To the extent that states compete for corporate charters, that competition occurs within a federal system in which Congress possesses broad authority to regulate the governance of companies engaged in interstate commerce. In the eyes of some observers, the possibility of preemptive federal legislation has constrained the degree to which states may adopt corporate law rules that deviate from the preferences of federal lawmakers. Despite this latent power, federal authorities have enacted few measures that regulate substantive corporate governance directly. Examples include requirements that public companies conduct advisory shareholder votes on executive compensation and that certain board committees of exchange-listed firms consist entirely of directors who are independent from management. The bulk of federal securities law, however, concerns disclosure. The Securities and Exchange Commission (SEC)—which administers the securities laws—requires public companies to periodically disclose information regarding their financial performance, operations, and governance. The SEC's proxy rules similarly mandate that public companies make certain disclosures when soliciting proxy votes for shareholder meetings.

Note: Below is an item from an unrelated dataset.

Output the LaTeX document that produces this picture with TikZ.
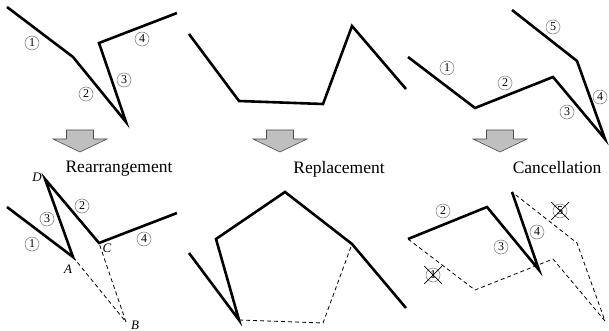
\documentclass[tikz,border=0pt]{standalone}
\usepackage{fontspec}
\setmainfont{Liberation Serif}
\usetikzlibrary{shapes.misc}
\begin{document}
\begin{tikzpicture}[x=1pt,y=-1pt,
  linkline/.style={line width=2.6pt},
  ghost/.style={line width=0.8pt, dash pattern=on 4pt off 3pt},
  num/.style={circle, draw=black!55, line width=0.5pt, minimum size=14pt, inner sep=0pt, font=\fontsize{12}{12}\selectfont},
  vlabel/.style={font=\fontsize{13}{13}\selectfont\itshape},
  opname/.style={anchor=base, font=\fontsize{17.5}{20}\selectfont},
  blockarrow/.style={fill=gray!50, draw=gray!60!black, line width=0.6pt},
  crossnum/.style={cross out, draw, line width=0.7pt, minimum size=17pt}]
\useasboundingbox (0,0) rectangle (609,331);

% top row: the three starting chains
\coordinate (p1) at (7,7);
\coordinate (p2) at (73,57);
\coordinate (p3) at (126,122);
\coordinate (p4) at (99,43);
\coordinate (p5) at (177,13);
\draw[linkline] (p1) -- (p2) -- (p3) -- (p4) -- (p5);
\node[num] (n1) at (32,43) {1};
\node[num] (n2) at (86,94) {2};
\node[num] (n3) at (124,80) {3};
\node[num] (n4) at (142,39) {4};

\coordinate (q1) at (189,34);
\coordinate (q2) at (239,101);
\coordinate (q3) at (323,104);
\coordinate (q4) at (352,26);
\coordinate (q5) at (406,89);
\draw[linkline] (q1) -- (q2) -- (q3) -- (q4) -- (q5);

\coordinate (r1) at (408,57);
\coordinate (r2) at (475,108);
\coordinate (r3) at (553,77);
\coordinate (r4) at (605,139);
\coordinate (r5) at (577,61);
\coordinate (r6) at (512,10);
\draw[linkline] (r1) -- (r2) -- (r3) -- (r4) -- (r5) -- (r6);
\node[num] (m1) at (447,68) {1};
\node[num] (m2) at (505,83) {2};
\node[num] (m3) at (567,112) {3};
\node[num] (m4) at (600,97) {4};
\node[num] (m5) at (553,27) {5};

% arrows and operation names
\foreach \cx in {80,280,500}
  \draw[blockarrow, shift={(\cx,130)}] (-13.5,0) -- (13.5,0) -- (13.5,9) -- (27,9)
    -- (0,22) -- (-27,9) -- (-13.5,9) -- cycle;
\node[opname] (rearr) at (119,172) {Rearrangement};
\node[opname] (repl) at (339,173) {Replacement};
\node[opname] (canc) at (557,173) {Cancellation};

% bottom left: rearrangement
\coordinate (a1) at (7,207);
\coordinate (A) at (73,257);
\coordinate (B) at (126,322);
\coordinate (C) at (99,243);
\coordinate (a5) at (177,213);
\coordinate (D) at (45,179);
\draw[ghost] (A) -- (B) -- (C);
\draw[linkline] (a1) -- (A) -- (D) -- (C) -- (a5);
\node[vlabel] (lD) at (37,177) {D};
\node[vlabel] (lA) at (68,269) {A};
\node[vlabel] (lC) at (107,248) {C};
\node[vlabel] (lB) at (135,325) {B};
\node[num] (k1) at (32,244) {1};
\node[num] (k3) at (47,219) {3};
\node[num] (k2) at (82,206) {2};
\node[num] (k4) at (144,239) {4};

% bottom middle: replacement
\coordinate (s1) at (189,253);
\coordinate (s2) at (239,320);
\coordinate (s3) at (323,323);
\coordinate (s4) at (352,244);
\coordinate (s5) at (406,308);
\coordinate (v1) at (216,239);
\coordinate (v2) at (285,192);
\draw[ghost] (s2) -- (s3) -- (s4);
\draw[linkline] (s1) -- (s2) -- (v1) -- (v2) -- (s4) -- (s5);

% bottom right: cancellation
\coordinate (t1) at (408,239);
\coordinate (t2) at (475,290);
\coordinate (t3) at (553,259);
\coordinate (t4) at (605,321);
\coordinate (t5) at (577,243);
\coordinate (t6) at (512,192);
\coordinate (u1) at (487,207);
\coordinate (u2) at (539,270);
\draw[ghost] (t1) -- (t2) -- (t3) -- (t4) -- (t5) -- (t6);
\draw[linkline] (t1) -- (u1) -- (u2) -- (t6);
\node[num] (c2) at (443,211) {2};
\node[num] (c3) at (501,247) {3};
\node[num] (c4) at (537,232) {4};
\node[num] (c1) at (433,275) {1};
\node[num] (c5) at (560,211) {5};
\node[crossnum] (x1) at (c1) {};
\node[crossnum] (x5) at (c5) {};
\end{tikzpicture}
\end{document}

While federal securities law is primarily disclosure-based, it influences substantive corporate governance in several ways. First, disclosure may assist shareholders in making informed decisions regarding their rights to vote, sell, and sue. Second, disclosure may affect the behavior of corporate leaders. For example, a requirement to disclose the terms of related-party transactions may deter problematic self-dealing. Third, disclosure may enhance the accuracy of stock prices, facilitating the operation of the market for corporate control and the effectiveness of executive-compensation plans that seek to tie managerial pay to performance.
The leading stock exchanges—the New York Stock Exchange (NYSE) and Nasdaq—also influence corporate governance through their rules for listed companies. The NYSE and Nasdaq have adopted director independence requirements and rules for determining independence that are more stringent than those in federal law. The exchanges also require listed firms to obtain shareholder approval for many types of equity compensation plans and certain large share issuances.

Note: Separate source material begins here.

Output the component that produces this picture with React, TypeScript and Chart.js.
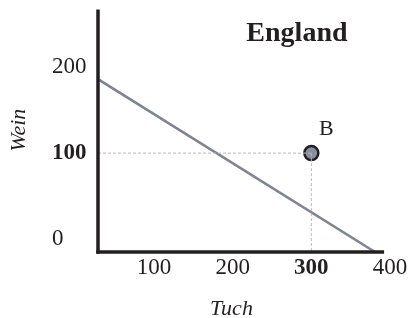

State law gives corporations considerable freedom to adopt their own governance arrangements. For example, in most states, companies can adopt a staggered or unitary board structure, issue different classes of stock with different voting rights, and select among a range of voting standards for director elections. Because of this flexibility, many features of corporate governance emerge from interactions between boards and shareholders.
Shareholder activists—i.e., shareholders that seek to influence corporate behavior or governance—pursue several types of strategies. Activists seeking governance changes often rely on SEC Rule 14a-8, which requires public companies to include shareholder proposals in their proxy materials, provided certain conditions are met. While most shareholder proposals are nonbinding recommendations, companies often implement proposals that receive significant support. For example, shareholder proposals have prompted many companies to remove takeover defenses and adopt majority voting for director elections.

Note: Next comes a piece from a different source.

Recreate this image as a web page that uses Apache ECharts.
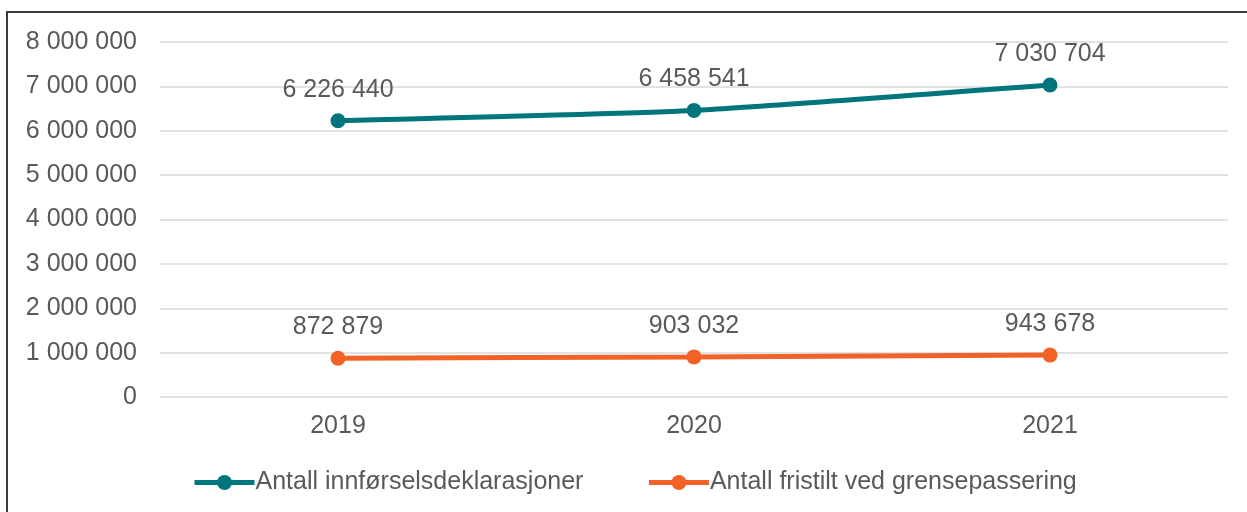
<!DOCTYPE html>
<html>
<head>
<meta charset="utf-8">
<script src="https://cdn.jsdelivr.net/npm/echarts@6/dist/echarts.min.js"></script>
<style>
  html, body { margin: 0; padding: 0; background: #fff; }
  #frame {
    position: absolute; left: 6px; top: 11px; width: 1300px; height: 600px;
    border-left: 2px solid #3a3a3a; border-top: 2px solid #3a3a3a;
  }
  #chart { position: absolute; left: 0; top: 0; width: 1247px; height: 512px; }
</style>
</head>
<body>
<div id="frame"></div>
<div id="chart"></div>
<script>
const years = ["2019", "2020", "2021"];
const innforsel = [6226440, 6458541, 7030704];
const fristilt = [872879, 903032, 943678];
const seriesNames = ["Antall innførselsdeklarasjoner", "Antall fristilt ved grensepassering"];

const fmt = (v) => String(v).replace(/\B(?=(\d{3})+(?!\d))/g, " ");

const chart = echarts.init(document.getElementById("chart"));

function lineSeries(name, data, color) {
  return {
    name: name,
    type: "line",
    data: data,
    symbol: "circle",
    symbolSize: 15,
    smooth: 0.15,
    lineStyle: { color: color, width: 5 },
    itemStyle: { color: color },
    label: {
      show: true,
      position: "top",
      distance: 11,
      color: "#595959",
      fontSize: 25,
      fontFamily: "Liberation Sans",
      formatter: (p) => fmt(p.value),
    },
  };
}

chart.setOption({
  backgroundColor: "transparent",
  animation: false,
  textStyle: { fontFamily: "Liberation Sans" },
  grid: { left: 160, right: 19, top: 42, bottom: 115 },
  legend: {
    top: 465,
    left: 187,
    itemWidth: 60,
    itemHeight: 19,
    itemGap: 63,
    lineStyle: { width: 5 },
    textStyle: { color: "#595959", fontSize: 25, fontFamily: "Liberation Sans", padding: [0, 0, 0, -4] },
    data: seriesNames,
  },
  xAxis: {
    type: "category",
    data: years,
    boundaryGap: true,
    axisLine: { show: false },
    axisTick: { show: false },
    axisLabel: { color: "#595959", fontSize: 25, margin: 17 },
  },
  yAxis: {
    type: "value",
    min: 0,
    max: 8000000,
    interval: 1000000,
    axisLine: { show: false },
    axisTick: { show: false },
    axisLabel: { color: "#595959", fontSize: 25, margin: 23, formatter: fmt },
    splitLine: { lineStyle: { color: "#d9d9d9", width: 1.5 } },
  },
  series: [
    lineSeries(seriesNames[0], innforsel, "#00757e"),
    lineSeries(seriesNames[1], fristilt, "#f26226"),
  ],
});
</script>
</body>
</html>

Other shareholder activists seek changes in a firm's operational or financial strategy. Activist hedge funds are the most prominent investors in this category. The activist fund playbook typically begins with the acquisition of a sizeable but noncontrolling stake (usually between 5% and 10%) in a public company. Activists then present management with strategic proposals, such as operational changes, increased dividends or stock buybacks, the sale of underperforming assets, or the sale of the entire company. If management resists a fund's proposals, the fund may threaten and ultimately initiate a proxy contest seeking board representation.
The role of activist funds in corporate governance is controversial. Some commentators contend that activist investors play a valuable role in mitigating managerial agency costs, while others argue that hedge funds pursue short-term profits at the expense of long-term shareholders and other corporate constituencies, such as employees and creditors.
The primary policy lever affecting hedge fund activism is Section 13(d) of the Securities Exchange Act, which requires persons that acquire beneficial ownership of more than 5% of a public company's shares to disclose their positions within ten calendar days or such shorter time as the SEC may establish by rule. In 2023, the SEC narrowed the 13(d) disclosure window from ten calendar days to five business days, shortening the period within which hedge funds can acquire shares at pre-disclosure prices.
Shareholder lawsuits against companies, directors, and officers play a central role in corporate governance. There are two principal categories of shareholder lawsuits: state law fiduciary duty litigation and federal securities fraud claims.
Under state law, directors owe fiduciary duties of care and loyalty to the corporation and its shareholders. In analyzing whether directors have breached those duties, Delaware courts apply different standards of review based on the context. Delaware has three general tiers of review: the business judgment rule (BJR), enhanced scrutiny, and entire fairness. The BJR is the default standard of review. It provides strong deference to informed, good-faith decisions made by unconflicted directors. Absent proof that the board failed to satisfy one of those criteria, Delaware courts evaluate only whether a challenged decision was rational. Enhanced scrutiny applies in certain scenarios that raise concerns about director motives even where directors are formally disinterested and independent—for example, takeover defenses and sales of control. In these circumstances, Delaware courts employ standards designed to assess whether directors were pursuing legitimate goals through reasonable means. The entire fairness test is Delaware's most onerous standard of review and applies to conflict-of-interest transactions lacking certain procedural protections. Under the entire fairness test, defendants must prove that a challenged transaction was the product of both fair dealing and fair price.
Federal securities fraud claims generally allege that a company and/or its managers made fraudulent statements or omissions that affected the price of the company's stock. Many securities fraud lawsuits are brought as class actions under SEC Rule 10b-5, which prohibits material misstatements and omissions in connection with the purchase or sale of any security. While securities litigation concerns misleading disclosures, it functionally regulates a broad swath of corporate behavior, as managers engaged in misconduct often do not disclose their malfeasance. As a result, a wide range of alleged improprieties may trigger fraud claims.
Commentators have debated the value of shareholder litigation as a governance device. Those who view shareholder litigation favorably appeal to its role in securing compensation for injured shareholders and deterring misconduct. Skeptics argue that much shareholder litigation is driven by attorneys with interests that diverge from those of shareholders. The compensatory justification for securities litigation has also fallen out of favor among academics, many of whom contend that a significant number of shareholders effectively fund their own recoveries when corporations settle fraud claims.